Goal:
An exact copy of the records is required, minus the pictures they hold.

The input:

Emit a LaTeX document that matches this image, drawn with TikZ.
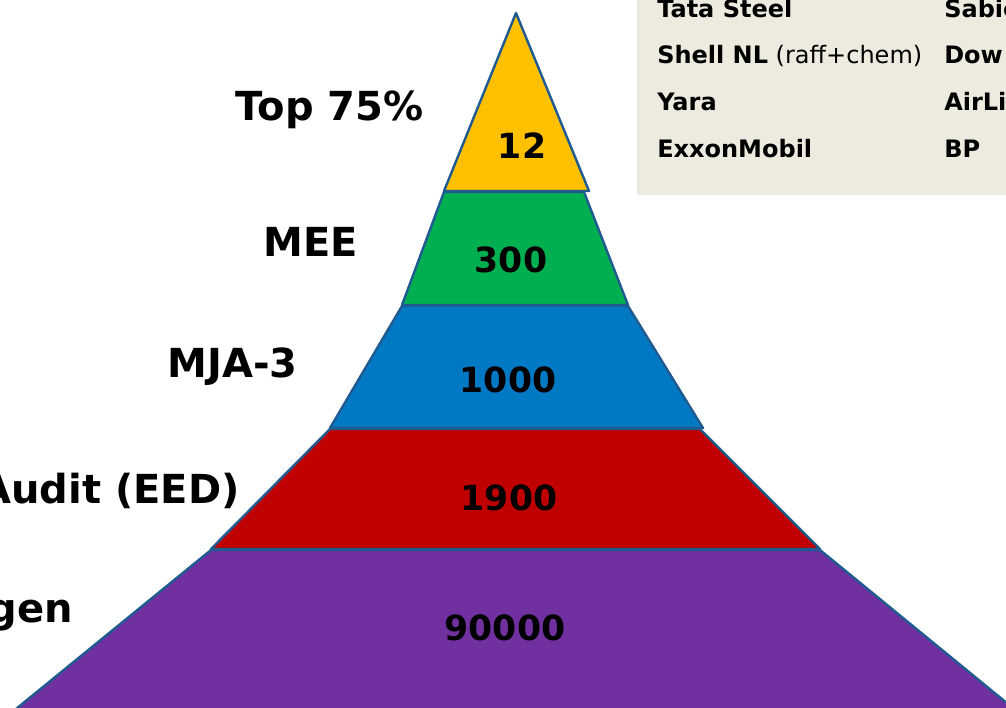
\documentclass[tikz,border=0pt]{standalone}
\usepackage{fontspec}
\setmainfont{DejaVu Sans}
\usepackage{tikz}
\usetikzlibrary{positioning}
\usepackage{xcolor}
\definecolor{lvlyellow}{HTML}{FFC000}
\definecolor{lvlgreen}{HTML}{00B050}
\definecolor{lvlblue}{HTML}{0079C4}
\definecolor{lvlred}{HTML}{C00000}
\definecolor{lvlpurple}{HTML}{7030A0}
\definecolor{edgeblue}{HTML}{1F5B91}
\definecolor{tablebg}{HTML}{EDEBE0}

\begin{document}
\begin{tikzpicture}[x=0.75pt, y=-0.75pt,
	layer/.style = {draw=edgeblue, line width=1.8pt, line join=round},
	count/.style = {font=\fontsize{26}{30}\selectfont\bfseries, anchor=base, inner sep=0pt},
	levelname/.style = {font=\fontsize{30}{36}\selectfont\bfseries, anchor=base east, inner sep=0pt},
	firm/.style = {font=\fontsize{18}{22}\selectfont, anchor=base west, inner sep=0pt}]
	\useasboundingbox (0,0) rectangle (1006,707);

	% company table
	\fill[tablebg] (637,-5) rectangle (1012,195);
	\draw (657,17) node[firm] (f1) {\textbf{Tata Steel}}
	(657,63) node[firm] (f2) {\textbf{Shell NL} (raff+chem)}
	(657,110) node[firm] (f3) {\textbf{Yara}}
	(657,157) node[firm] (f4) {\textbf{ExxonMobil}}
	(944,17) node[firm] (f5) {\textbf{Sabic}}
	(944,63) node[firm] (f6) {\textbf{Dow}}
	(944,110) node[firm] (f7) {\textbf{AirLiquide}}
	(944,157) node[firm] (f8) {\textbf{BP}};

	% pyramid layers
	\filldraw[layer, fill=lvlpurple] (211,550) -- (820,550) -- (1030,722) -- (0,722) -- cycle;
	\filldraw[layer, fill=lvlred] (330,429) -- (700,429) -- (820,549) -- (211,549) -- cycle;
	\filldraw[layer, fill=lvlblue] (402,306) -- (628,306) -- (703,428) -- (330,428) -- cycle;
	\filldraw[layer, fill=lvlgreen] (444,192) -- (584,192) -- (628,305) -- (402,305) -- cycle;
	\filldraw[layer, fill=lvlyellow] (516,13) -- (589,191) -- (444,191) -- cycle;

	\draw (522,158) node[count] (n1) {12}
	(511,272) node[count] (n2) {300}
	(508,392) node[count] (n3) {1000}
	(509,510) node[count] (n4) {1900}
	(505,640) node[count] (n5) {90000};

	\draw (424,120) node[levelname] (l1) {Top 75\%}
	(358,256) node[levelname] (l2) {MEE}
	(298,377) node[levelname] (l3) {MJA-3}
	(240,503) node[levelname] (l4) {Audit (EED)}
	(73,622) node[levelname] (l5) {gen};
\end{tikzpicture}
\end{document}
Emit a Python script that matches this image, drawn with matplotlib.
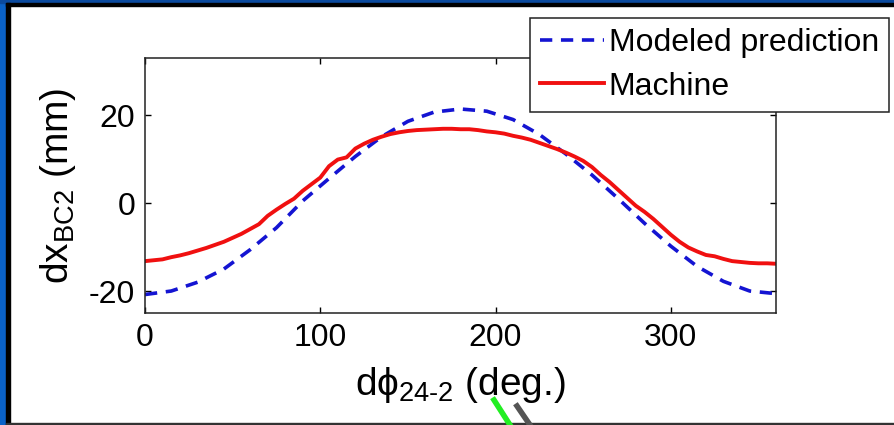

Solution to this exercise:
Emit a LaTeX document that matches this image, drawn with TikZ.
\documentclass[tikz,border=0pt]{standalone}
\usepackage{fontspec}
\setmainfont{DejaVu Sans}
\usepackage{tikz}
\usetikzlibrary{positioning}
\usepackage{xcolor}
\definecolor{lvlyellow}{HTML}{FFC000}
\definecolor{lvlgreen}{HTML}{00B050}
\definecolor{lvlblue}{HTML}{0079C4}
\definecolor{lvlred}{HTML}{C00000}
\definecolor{lvlpurple}{HTML}{7030A0}
\definecolor{edgeblue}{HTML}{1F5B91}
\definecolor{tablebg}{HTML}{EDEBE0}

\begin{document}
\begin{tikzpicture}[x=0.75pt, y=-0.75pt,
	layer/.style = {draw=edgeblue, line width=1.8pt, line join=round},
	count/.style = {font=\fontsize{26}{30}\selectfont\bfseries, anchor=base, inner sep=0pt},
	levelname/.style = {font=\fontsize{30}{36}\selectfont\bfseries, anchor=base east, inner sep=0pt},
	firm/.style = {font=\fontsize{18}{22}\selectfont, anchor=base west, inner sep=0pt}]
	\useasboundingbox (0,0) rectangle (1006,707);

	% company table
	\fill[tablebg] (637,-5) rectangle (1012,195);
	\draw (657,17) node[firm] (f1) {\textbf{Tata Steel}}
	(657,63) node[firm] (f2) {\textbf{Shell NL} (raff+chem)}
	(657,110) node[firm] (f3) {\textbf{Yara}}
	(657,157) node[firm] (f4) {\textbf{ExxonMobil}}
	(944,17) node[firm] (f5) {\textbf{Sabic}}
	(944,63) node[firm] (f6) {\textbf{Dow}}
	(944,110) node[firm] (f7) {\textbf{AirLiquide}}
	(944,157) node[firm] (f8) {\textbf{BP}};

	% pyramid layers
	\filldraw[layer, fill=lvlpurple] (211,550) -- (820,550) -- (1030,722) -- (0,722) -- cycle;
	\filldraw[layer, fill=lvlred] (330,429) -- (700,429) -- (820,549) -- (211,549) -- cycle;
	\filldraw[layer, fill=lvlblue] (402,306) -- (628,306) -- (703,428) -- (330,428) -- cycle;
	\filldraw[layer, fill=lvlgreen] (444,192) -- (584,192) -- (628,305) -- (402,305) -- cycle;
	\filldraw[layer, fill=lvlyellow] (516,13) -- (589,191) -- (444,191) -- cycle;

	\draw (522,158) node[count] (n1) {12}
	(511,272) node[count] (n2) {300}
	(508,392) node[count] (n3) {1000}
	(509,510) node[count] (n4) {1900}
	(505,640) node[count] (n5) {90000};

	\draw (424,120) node[levelname] (l1) {Top 75\%}
	(358,256) node[levelname] (l2) {MEE}
	(298,377) node[levelname] (l3) {MJA-3}
	(240,503) node[levelname] (l4) {Audit (EED)}
	(73,622) node[levelname] (l5) {gen};
\end{tikzpicture}
\end{document}
Emit a Python script that matches this image, drawn with matplotlib.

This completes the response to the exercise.